収束見えない香港デモ 「一国二制度」の行方は?
香港で特別行政区政府の方針に憤った市民が100万人規模のデモを起こしてから、9日で2か月を迎えた。デモ隊と警察の衝突はこの間何度も大きく報じられ、現在も大規模なデモは香港で続いている。長期化する反政府デモの発端となったのが、香港で拘束した容疑者の身柄を中国本土に引き渡し可能にするための条例改正を香港政府が模索していた問題で、香港のアイデンティティが北京政府によって大きく変えられてしまう恐れに対して、市民は怒りを露わにした。1997年のイギリスからの返還後も中国と香港の間で維持されてきた「一国二制度」は、北京政府によってドラスティックに変えられてしまうのだろうか? 【表】中国と香港「一国二制度」は今どうなっているの?
3月から抗議活動、6月には100万人デモ
高層ビルが立ち並ぶ香港の市街地で繰り広げられるデモ。警官隊によって発射された催涙弾から出る催涙ガスの拡散を防ぐため、デモ参加者はガスの出始めた催涙弾を三角コーンで蓋をするようにして覆い隠す。顔を見られない目的で、また顔認証システムのデータ収集をさせないために、多くのデモ参加者が晴天の香港で傘を差しながら抗議活動に参加する。顔認証データ収集を妨害するためのツールはこの数週間で、傘からレーザーポインターへと変化した。夜の香港市街では、デモ参加者が警官隊に向かって緑やピンクのレーザーポインターを向けている様子がテレビ報道やソーシャルメディアへの投稿などから確認できる。

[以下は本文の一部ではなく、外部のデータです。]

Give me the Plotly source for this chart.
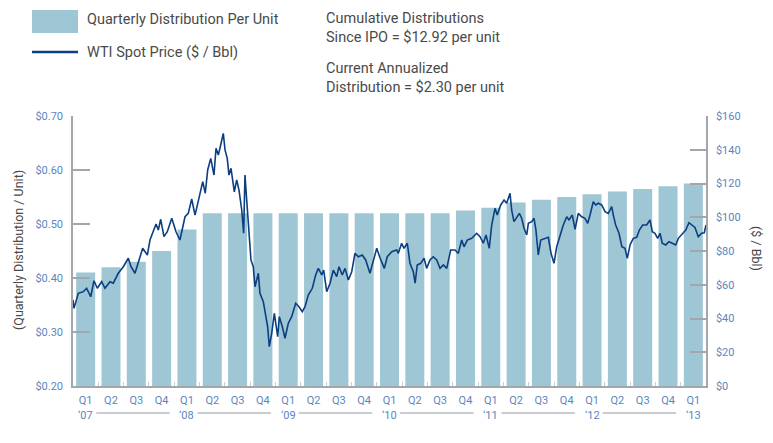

香港の日常的風景になりつつあるデモ隊と警察の衝突だが、ターニングポイントとなったのは6月9日の抗議集会で、100万人を超す参加者がビクトリアパークから香港政府庁舎前までの約3キロを行進した。その日の夜、デモ参加者の一部が警察と衝突。19人が逮捕され、約360人が警察に一時身柄を拘束され、それぞれの個人情報は当局に記録された。地元紙サウス・チャイナ・モーニング・ポストは、警察に逮捕・一時拘束された約380人の8割が25歳以下の若者であったと報じている。 身柄引き渡しに関する条例改正案に抗議する香港人のデモが、海外でも注目されるようになったのはこの6月9日からだが、3月31日に行われた抗議集会が一連の集会では最初のものであったとされている。集会を企画した林栄基氏は、香港で政治関係の書物を扱う出版社を経営していたが、2015年に中国当局に拉致される形で本土に連れていかれ、勾留生活を送った人物だ。林氏のような、出版関係者の突然の失踪が相次いだため、香港人の多くが今回の条例改正によって言論の自由に制限が設けられ、香港で逮捕されて中国に移送される可能性を現実問題として直視し始めたのだ。3月31日の集会を皮切りに始まった一連のデモは4か月が経った現在も続いている。